The U.S. Trustees Office on Wednesday named Robert Keach, an attorney at Bernstein Shur in Portland, to be MMA’s trustee.
MMA filed for Chapter 11 bankruptcy in U.S. Bankruptcy Court in Bangor on Aug. 7, a month after one of its trains rolled driverless down a hill before derailing in the middle of the town of Lac-Megantic, Quebec, causing an explosion that killed 47 people.
Reached on Thursday, Keach said the last few days have been a whirlwind process of delving into the company’s finances, assets and prospects for sale.
“We’re in the middle of gathering a lot of factual information very quickly,” Keach said, adding that the process began before he was officially chosen on Wednesday. The process began when the Department of Transportation put him on a list of five names, which was sent to the U.S. Trustees Office, which has oversight responsibility for all bankruptcy cases in the United States.
Keach is co-chairman of Bernstein Shur’s Business Restructuring and Insolvency Practice Group. He has been practicing bankruptcy law for 30 years and is a past chairman of the American Bankruptcy Institute’s board of directors.
Keach is not new to railroad bankruptcies, nor to this particular railroad. He was co-counsel for MMA when it acquired the Bangor and Aroostook Railroad out of bankruptcy in 2002.
He is now faced with making decisions concerning the future of MMA, such as whether another railroad company will be tapped to operate MMA’s network or whether the railroad’s assets will be sold.

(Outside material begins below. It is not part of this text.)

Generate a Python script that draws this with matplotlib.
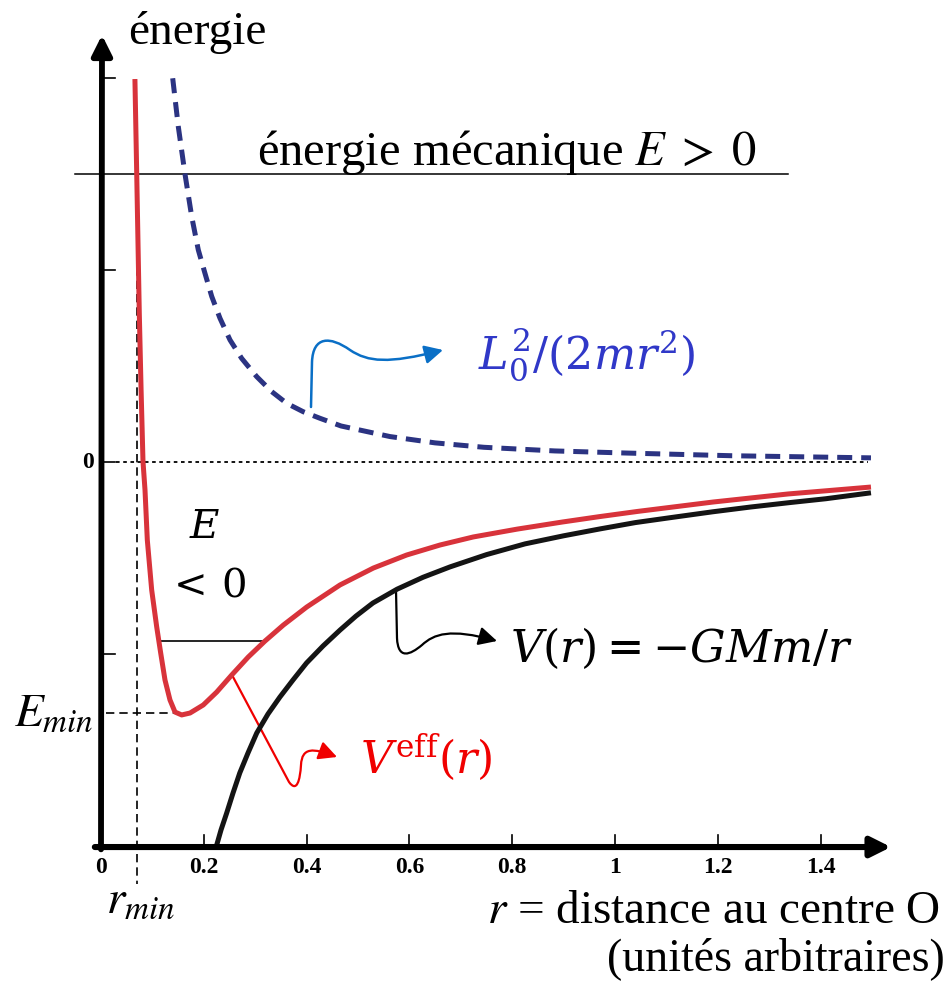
import numpy as np
import matplotlib
matplotlib.use("Agg")
import matplotlib.pyplot as plt
from matplotlib.path import Path
from matplotlib.patches import FancyArrowPatch

# valeurs (r en unites arbitraires, energie en graduations)
r_L = [0.1395, 0.1504, 0.1634, 0.1765, 0.1893, 0.2023, 0.2154, 0.2315, 0.2510, 0.2737,
       0.3029, 0.3321, 0.3613, 0.3936, 0.4261, 0.467, 0.562, 0.650, 0.745, 0.883,
       1.023, 1.228, 1.498]
E_L = [1.996, 1.744, 1.497, 1.275, 1.102, 0.980, 0.860, 0.746, 0.633, 0.537,
       0.442, 0.364, 0.303, 0.259, 0.225, 0.185, 0.130, 0.097, 0.074, 0.055,
       0.044, 0.030, 0.019]

r_eff = [0.066, 0.0695, 0.0745, 0.078, 0.0817, 0.0856, 0.0901, 0.0986, 0.1084, 0.1161,
         0.1245, 0.1342, 0.1440, 0.1570, 0.1732, 0.1990, 0.2251, 0.2543, 0.2866, 0.3191,
         0.3547, 0.4002, 0.4650, 0.5298, 0.5947, 0.6595, 0.7243, 0.81, 0.898, 0.97,
         1.044, 1.191, 1.337, 1.498]
E_eff = [1.992, 1.497, 0.773, 0.372, 0.0, -0.148, -0.409, -0.669, -0.862, -0.997,
         -1.138, -1.242, -1.305, -1.320, -1.310, -1.268, -1.201, -1.112, -1.018, -0.935,
         -0.852, -0.758, -0.643, -0.555, -0.487, -0.435, -0.393, -0.352, -0.315, -0.287,
         -0.260, -0.211, -0.169, -0.133]

r_V = [0.224, 0.2335, 0.2445, 0.2568, 0.270, 0.2860, 0.303, 0.3249, 0.348, 0.3735,
       0.400, 0.4319, 0.465, 0.4961, 0.529, 0.576, 0.6265, 0.679, 0.75, 0.825, 0.90,
       0.971, 1.04, 1.117, 1.19, 1.264, 1.34, 1.410, 1.498]
E_V = [-2.008, -1.919, -1.831, -1.727, -1.622, -1.518, -1.414, -1.315, -1.227, -1.138,
       -1.049, -0.961, -0.878, -0.805, -0.737, -0.665, -0.603, -0.549, -0.485, -0.429, -0.387,
       -0.351, -0.318, -0.289, -0.262, -0.237, -0.214, -0.194, -0.163]

x_ticks = [0.2, 0.4, 0.6, 0.8, 1.0, 1.2, 1.4]
x_labels = ["0.2", "0.4", "0.6", "0.8", "1", "1.2", "1.4"]
y_ticks = [2, 1, 0, -1]

E_pos = 1.497     # energie mecanique E > 0
E_neg = -0.935    # niveau E < 0
E_min = -1.31
r_min = 0.070
y_axe = -2.008    # position de l'axe des r

SERIF = "Liberation Serif"

fig = plt.figure(figsize=(9.49, 9.81), dpi=100)
ax = fig.add_axes([0, 0, 1, 1])
ax.set_xlim(-101 / 514, 848 / 514)
ax.set_ylim(-519.5 / 192, 461.5 / 192)
ax.axis("off")


def px(x, y):
    # pixel de l'image -> coordonnees des donnees (pour les annotations)
    return (x - 101) / 514, (461.5 - y) / 192


# axes avec fleches
ax.annotate("", xy=px(102, 35), xytext=(0, y_axe - 0.012),
            arrowprops=dict(arrowstyle="-|>,head_length=0.6,head_width=0.3",
                            lw=4.2, color="k", shrinkA=0, shrinkB=0, mutation_scale=20))
ax.annotate("", xy=(px(891, 0)[0], y_axe), xytext=(-0.012, y_axe),
            arrowprops=dict(arrowstyle="-|>,head_length=0.6,head_width=0.3",
                            lw=4.4, color="k", shrinkA=0, shrinkB=0, mutation_scale=20))

for yt in y_ticks:
    ax.plot([0, 0.028], [yt, yt], color="k", lw=1.2)
for xt, lab in zip(x_ticks, x_labels):
    ax.plot([xt, xt], [y_axe, y_axe + 0.065], color="k", lw=1.2)
    ax.text(xt, -2.112, lab, ha="center", va="center", fontsize=17,
            fontweight="bold", family=SERIF)
ax.text(0, -2.112, "0", ha="center", va="center", fontsize=17, fontweight="bold", family=SERIF)
ax.text(*px(88, 462), "0", ha="center", va="center", fontsize=17, fontweight="bold", family=SERIF)

# lignes de reference
ax.plot([0.03, r_eff[-1] - 0.005], [0, 0], color="k", lw=1.3, ls=(0, (2, 2)))
ax.plot([px(75, 0)[0], px(788, 0)[0]], [E_pos, E_pos], color="k", lw=1.1)
ax.plot([px(160, 0)[0], px(265, 0)[0]], [E_neg, E_neg], color="k", lw=1.2)
ax.plot([r_min, r_min], [E_pos, px(0, 884)[1]], color="k", lw=1.2, ls=(0, (5, 3)))
ax.plot([0.01, 0.152], [E_min, E_min], color="k", lw=1.2, ls=(0, (5, 3)))

# courbes
ax.plot(r_L, E_L, color="#2b3382", lw=3.6, ls=(0, (3, 1.8)), dash_capstyle="butt")
ax.plot(r_V, E_V, color="#141414", lw=3.6, solid_capstyle="butt", solid_joinstyle="round")
ax.plot(r_eff, E_eff, color="#d8333b", lw=3.6, solid_capstyle="butt", solid_joinstyle="round")


def fleche(pts, codes, color, lw):
    verts = [px(x, y) for x, y in pts]
    p = FancyArrowPatch(path=Path(verts, codes), color=color, lw=lw,
                        arrowstyle="-|>,head_length=0.55,head_width=0.28",
                        mutation_scale=20)
    ax.add_patch(p)


M, L, C = Path.MOVETO, Path.LINETO, Path.CURVE4
fleche([(311, 407), (312, 362), (313, 336), (330, 336), (350, 350),
        (368, 362), (388, 364), (443, 350)],
       [M, L, C, C, C, C, C, C], "#0a6fc6", 1.8)
fleche([(396, 590), (397, 638), (398, 660), (410, 655), (422, 645),
        (434, 634), (450, 628), (497, 641)],
       [M, L, C, C, C, C, C, C], "k", 1.6)
fleche([(232, 675), (289, 782), (297, 793), (300, 780), (301, 765),
        (302, 747), (313, 748), (337, 757)],
       [M, L, C, C, C, C, C, C], "#f00000", 1.6)

# textes
ax.text(*px(128, 32), "énergie", ha="left", va="center", fontsize=34, family=SERIF)
ax.text(*px(257, 152), "énergie mécanique $E\\;>\\;0$", ha="left", va="center",
        fontsize=35, family=SERIF, math_fontfamily="stix")
ax.text(*px(205, 527), "$E$", ha="center", va="center", fontsize=29,
        math_fontfamily="dejavuserif")
ax.text(*px(206, 585), "$<\\,0$", ha="center", va="center", fontsize=29,
        math_fontfamily="dejavuserif")
ax.text(*px(14, 713), "$E_{min}$", ha="left", va="center", fontsize=34,
        math_fontfamily="stix")
ax.text(*px(106, 900), "$r_{min}$", ha="left", va="center", fontsize=34,
        math_fontfamily="stix")
ax.text(*px(940, 912), "$r$ = distance au centre O", ha="right", va="center",
        fontsize=34, family=SERIF, math_fontfamily="stix")
ax.text(*px(945, 959), "(unités arbitraires)", ha="right", va="center",
        fontsize=33, family=SERIF)
ax.text(*px(510, 648), "$V(r) = -GMm/r$", ha="left", va="center", fontsize=32,
        math_fontfamily="dejavuserif")
ax.text(*px(478, 355), "$L_0^2/(2mr^2)$", ha="left", va="center", fontsize=32,
        color="#3038c8", math_fontfamily="dejavuserif")
ax.text(*px(360, 757), "$V^{\\mathrm{eff}}(r)$", ha="left", va="center", fontsize=32,
        color="#f00000", math_fontfamily="dejavuserif")

fig.savefig("out.png", dpi=100)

No decisions have been made, but appointing another railroad to operate MMA’s business is very unlikely, Keach said.
“I know there’s been talk about that, but based on the information I’ve been able to gather over the last three days, the financial circumstances don’t warrant that kind of decision right now,” Keach said. “While I think a sale of the railroad will certainly be explored, I think it’s highly unlikely someone will be appointed to run this railroad. Right now we’re running this railroad and I don’t expect that to change in the short run.”
By “we,” Keach means himself along with MMA’s existing staff.
Regarding a sale of the railroad, Keach said no decisions have been made about when that may happen or what companies are in the running as buyers, “but that will be a deliberate process. It won’t be rushed,” he said.
A hearing on MMA’s bankruptcy was held Thursday afternoon at the U.S. Bankruptcy Court in Portland. The hearing offered an opportunity for Keach to introduce himself to the court. He made brief remarks about the case, including a reminder of why they were all in the room that day. He expressed a desire that the case not become bogged down in litigation that would prevent a speedy conclusion for the railroad and for the victims.
“It’s critical that we not forget why we’re here,” he said.
The hearing also offered an opportunity for Judge Louis H. Kornreich to extend various motions — such as allowing MMA to use cash — to allow the railroad to continue operating “on a status-quo basis” until at least until Sept. 4, when the next hearing is scheduled, Keach said.